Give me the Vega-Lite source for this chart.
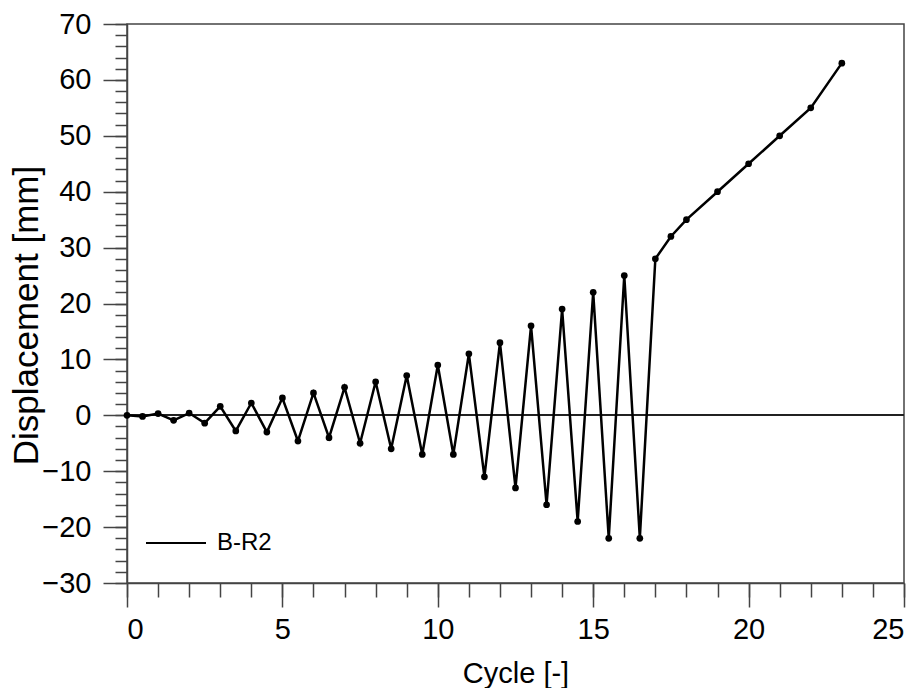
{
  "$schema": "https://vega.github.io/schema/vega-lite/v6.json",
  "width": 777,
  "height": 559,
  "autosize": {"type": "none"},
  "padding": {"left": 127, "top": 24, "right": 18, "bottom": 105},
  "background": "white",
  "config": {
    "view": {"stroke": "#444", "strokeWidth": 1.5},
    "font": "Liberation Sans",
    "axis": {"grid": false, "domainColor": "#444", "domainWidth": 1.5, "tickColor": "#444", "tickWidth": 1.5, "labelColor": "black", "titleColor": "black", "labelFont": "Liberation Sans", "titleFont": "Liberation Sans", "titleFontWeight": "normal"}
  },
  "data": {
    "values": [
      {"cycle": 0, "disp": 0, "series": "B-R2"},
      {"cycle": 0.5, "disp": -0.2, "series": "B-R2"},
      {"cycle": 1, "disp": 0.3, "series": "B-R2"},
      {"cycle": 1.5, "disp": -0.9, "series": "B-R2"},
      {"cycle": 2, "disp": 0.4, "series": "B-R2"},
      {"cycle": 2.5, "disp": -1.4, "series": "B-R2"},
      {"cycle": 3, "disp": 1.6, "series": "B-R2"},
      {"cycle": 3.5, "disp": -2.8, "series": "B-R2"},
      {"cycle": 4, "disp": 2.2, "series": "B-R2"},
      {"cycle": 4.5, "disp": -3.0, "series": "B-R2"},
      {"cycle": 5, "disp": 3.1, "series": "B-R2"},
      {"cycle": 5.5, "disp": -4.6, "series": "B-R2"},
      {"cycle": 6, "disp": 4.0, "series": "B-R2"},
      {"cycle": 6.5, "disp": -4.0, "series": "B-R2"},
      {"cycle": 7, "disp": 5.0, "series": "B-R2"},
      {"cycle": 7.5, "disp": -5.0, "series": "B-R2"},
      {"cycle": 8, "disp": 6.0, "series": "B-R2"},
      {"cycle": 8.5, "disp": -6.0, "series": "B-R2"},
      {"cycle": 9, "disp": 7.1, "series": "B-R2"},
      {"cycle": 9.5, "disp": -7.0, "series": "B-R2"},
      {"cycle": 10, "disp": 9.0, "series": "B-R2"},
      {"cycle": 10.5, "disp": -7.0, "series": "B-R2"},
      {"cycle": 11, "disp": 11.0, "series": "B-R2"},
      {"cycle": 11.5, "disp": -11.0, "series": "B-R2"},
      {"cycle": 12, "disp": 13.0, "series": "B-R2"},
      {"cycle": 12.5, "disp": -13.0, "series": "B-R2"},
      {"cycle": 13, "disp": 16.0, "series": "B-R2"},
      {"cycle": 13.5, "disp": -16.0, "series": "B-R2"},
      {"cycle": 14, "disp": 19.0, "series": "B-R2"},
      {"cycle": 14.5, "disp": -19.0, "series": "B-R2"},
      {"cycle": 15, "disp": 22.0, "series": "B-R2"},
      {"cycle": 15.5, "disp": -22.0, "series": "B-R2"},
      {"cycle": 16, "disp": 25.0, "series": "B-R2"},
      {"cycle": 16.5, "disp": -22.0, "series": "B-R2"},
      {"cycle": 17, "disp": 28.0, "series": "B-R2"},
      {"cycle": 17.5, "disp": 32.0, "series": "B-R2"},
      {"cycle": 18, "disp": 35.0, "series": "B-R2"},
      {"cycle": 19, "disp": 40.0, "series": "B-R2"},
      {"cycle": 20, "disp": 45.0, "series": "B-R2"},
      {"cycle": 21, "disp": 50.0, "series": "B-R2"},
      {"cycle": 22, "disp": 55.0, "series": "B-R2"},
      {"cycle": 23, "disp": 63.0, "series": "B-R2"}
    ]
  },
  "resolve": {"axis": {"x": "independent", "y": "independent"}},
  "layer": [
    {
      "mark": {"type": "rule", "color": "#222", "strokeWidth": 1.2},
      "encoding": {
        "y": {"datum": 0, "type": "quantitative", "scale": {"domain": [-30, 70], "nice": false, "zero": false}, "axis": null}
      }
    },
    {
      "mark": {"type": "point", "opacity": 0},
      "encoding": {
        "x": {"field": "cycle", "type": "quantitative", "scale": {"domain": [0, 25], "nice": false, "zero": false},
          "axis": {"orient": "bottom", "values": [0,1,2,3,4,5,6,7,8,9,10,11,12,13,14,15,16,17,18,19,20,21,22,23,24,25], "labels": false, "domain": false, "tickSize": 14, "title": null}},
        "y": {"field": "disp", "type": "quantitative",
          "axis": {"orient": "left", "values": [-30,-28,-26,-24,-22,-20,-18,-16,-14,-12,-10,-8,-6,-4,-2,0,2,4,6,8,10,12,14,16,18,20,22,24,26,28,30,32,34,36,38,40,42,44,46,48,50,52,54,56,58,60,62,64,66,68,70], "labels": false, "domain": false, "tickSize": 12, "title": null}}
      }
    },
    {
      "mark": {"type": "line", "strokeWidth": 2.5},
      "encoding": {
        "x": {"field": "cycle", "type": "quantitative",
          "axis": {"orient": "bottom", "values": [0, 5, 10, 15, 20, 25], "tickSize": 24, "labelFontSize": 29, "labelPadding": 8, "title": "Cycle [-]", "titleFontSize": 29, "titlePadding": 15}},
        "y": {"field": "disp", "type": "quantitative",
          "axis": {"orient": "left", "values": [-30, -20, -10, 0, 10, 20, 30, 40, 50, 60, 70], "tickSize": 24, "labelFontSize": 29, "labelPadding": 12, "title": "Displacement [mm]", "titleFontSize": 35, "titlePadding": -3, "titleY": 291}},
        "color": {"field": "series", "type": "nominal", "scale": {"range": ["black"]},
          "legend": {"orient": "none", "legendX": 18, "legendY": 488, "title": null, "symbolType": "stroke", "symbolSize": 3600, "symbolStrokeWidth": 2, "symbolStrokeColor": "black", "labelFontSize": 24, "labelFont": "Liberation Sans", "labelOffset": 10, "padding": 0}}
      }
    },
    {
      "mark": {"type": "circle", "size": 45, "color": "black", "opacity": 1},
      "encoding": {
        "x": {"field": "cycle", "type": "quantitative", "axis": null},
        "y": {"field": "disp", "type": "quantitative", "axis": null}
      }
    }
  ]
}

__YOUR INSTRUCTIONS__.
Exclude the pictures. Write out the remaining data exactly.

__RIGHT ANSWER__.
Give me the Vega-Lite source for this chart.
{
  "$schema": "https://vega.github.io/schema/vega-lite/v6.json",
  "width": 777,
  "height": 559,
  "autosize": {"type": "none"},
  "padding": {"left": 127, "top": 24, "right": 18, "bottom": 105},
  "background": "white",
  "config": {
    "view": {"stroke": "#444", "strokeWidth": 1.5},
    "font": "Liberation Sans",
    "axis": {"grid": false, "domainColor": "#444", "domainWidth": 1.5, "tickColor": "#444", "tickWidth": 1.5, "labelColor": "black", "titleColor": "black", "labelFont": "Liberation Sans", "titleFont": "Liberation Sans", "titleFontWeight": "normal"}
  },
  "data": {
    "values": [
      {"cycle": 0, "disp": 0, "series": "B-R2"},
      {"cycle": 0.5, "disp": -0.2, "series": "B-R2"},
      {"cycle": 1, "disp": 0.3, "series": "B-R2"},
      {"cycle": 1.5, "disp": -0.9, "series": "B-R2"},
      {"cycle": 2, "disp": 0.4, "series": "B-R2"},
      {"cycle": 2.5, "disp": -1.4, "series": "B-R2"},
      {"cycle": 3, "disp": 1.6, "series": "B-R2"},
      {"cycle": 3.5, "disp": -2.8, "series": "B-R2"},
      {"cycle": 4, "disp": 2.2, "series": "B-R2"},
      {"cycle": 4.5, "disp": -3.0, "series": "B-R2"},
      {"cycle": 5, "disp": 3.1, "series": "B-R2"},
      {"cycle": 5.5, "disp": -4.6, "series": "B-R2"},
      {"cycle": 6, "disp": 4.0, "series": "B-R2"},
      {"cycle": 6.5, "disp": -4.0, "series": "B-R2"},
      {"cycle": 7, "disp": 5.0, "series": "B-R2"},
      {"cycle": 7.5, "disp": -5.0, "series": "B-R2"},
      {"cycle": 8, "disp": 6.0, "series": "B-R2"},
      {"cycle": 8.5, "disp": -6.0, "series": "B-R2"},
      {"cycle": 9, "disp": 7.1, "series": "B-R2"},
      {"cycle": 9.5, "disp": -7.0, "series": "B-R2"},
      {"cycle": 10, "disp": 9.0, "series": "B-R2"},
      {"cycle": 10.5, "disp": -7.0, "series": "B-R2"},
      {"cycle": 11, "disp": 11.0, "series": "B-R2"},
      {"cycle": 11.5, "disp": -11.0, "series": "B-R2"},
      {"cycle": 12, "disp": 13.0, "series": "B-R2"},
      {"cycle": 12.5, "disp": -13.0, "series": "B-R2"},
      {"cycle": 13, "disp": 16.0, "series": "B-R2"},
      {"cycle": 13.5, "disp": -16.0, "series": "B-R2"},
      {"cycle": 14, "disp": 19.0, "series": "B-R2"},
      {"cycle": 14.5, "disp": -19.0, "series": "B-R2"},
      {"cycle": 15, "disp": 22.0, "series": "B-R2"},
      {"cycle": 15.5, "disp": -22.0, "series": "B-R2"},
      {"cycle": 16, "disp": 25.0, "series": "B-R2"},
      {"cycle": 16.5, "disp": -22.0, "series": "B-R2"},
      {"cycle": 17, "disp": 28.0, "series": "B-R2"},
      {"cycle": 17.5, "disp": 32.0, "series": "B-R2"},
      {"cycle": 18, "disp": 35.0, "series": "B-R2"},
      {"cycle": 19, "disp": 40.0, "series": "B-R2"},
      {"cycle": 20, "disp": 45.0, "series": "B-R2"},
      {"cycle": 21, "disp": 50.0, "series": "B-R2"},
      {"cycle": 22, "disp": 55.0, "series": "B-R2"},
      {"cycle": 23, "disp": 63.0, "series": "B-R2"}
    ]
  },
  "resolve": {"axis": {"x": "independent", "y": "independent"}},
  "layer": [
    {
      "mark": {"type": "rule", "color": "#222", "strokeWidth": 1.2},
      "encoding": {
        "y": {"datum": 0, "type": "quantitative", "scale": {"domain": [-30, 70], "nice": false, "zero": false}, "axis": null}
      }
    },
    {
      "mark": {"type": "point", "opacity": 0},
      "encoding": {
        "x": {"field": "cycle", "type": "quantitative", "scale": {"domain": [0, 25], "nice": false, "zero": false},
          "axis": {"orient": "bottom", "values": [0,1,2,3,4,5,6,7,8,9,10,11,12,13,14,15,16,17,18,19,20,21,22,23,24,25], "labels": false, "domain": false, "tickSize": 14, "title": null}},
        "y": {"field": "disp", "type": "quantitative",
          "axis": {"orient": "left", "values": [-30,-28,-26,-24,-22,-20,-18,-16,-14,-12,-10,-8,-6,-4,-2,0,2,4,6,8,10,12,14,16,18,20,22,24,26,28,30,32,34,36,38,40,42,44,46,48,50,52,54,56,58,60,62,64,66,68,70], "labels": false, "domain": false, "tickSize": 12, "title": null}}
      }
    },
    {
      "mark": {"type": "line", "strokeWidth": 2.5},
      "encoding": {
        "x": {"field": "cycle", "type": "quantitative",
          "axis": {"orient": "bottom", "values": [0, 5, 10, 15, 20, 25], "tickSize": 24, "labelFontSize": 29, "labelPadding": 8, "title": "Cycle [-]", "titleFontSize": 29, "titlePadding": 15}},
        "y": {"field": "disp", "type": "quantitative",
          "axis": {"orient": "left", "values": [-30, -20, -10, 0, 10, 20, 30, 40, 50, 60, 70], "tickSize": 24, "labelFontSize": 29, "labelPadding": 12, "title": "Displacement [mm]", "titleFontSize": 35, "titlePadding": -3, "titleY": 291}},
        "color": {"field": "series", "type": "nominal", "scale": {"range": ["black"]},
          "legend": {"orient": "none", "legendX": 18, "legendY": 488, "title": null, "symbolType": "stroke", "symbolSize": 3600, "symbolStrokeWidth": 2, "symbolStrokeColor": "black", "labelFontSize": 24, "labelFont": "Liberation Sans", "labelOffset": 10, "padding": 0}}
      }
    },
    {
      "mark": {"type": "circle", "size": 45, "color": "black", "opacity": 1},
      "encoding": {
        "x": {"field": "cycle", "type": "quantitative", "axis": null},
        "y": {"field": "disp", "type": "quantitative", "axis": null}
      }
    }
  ]
}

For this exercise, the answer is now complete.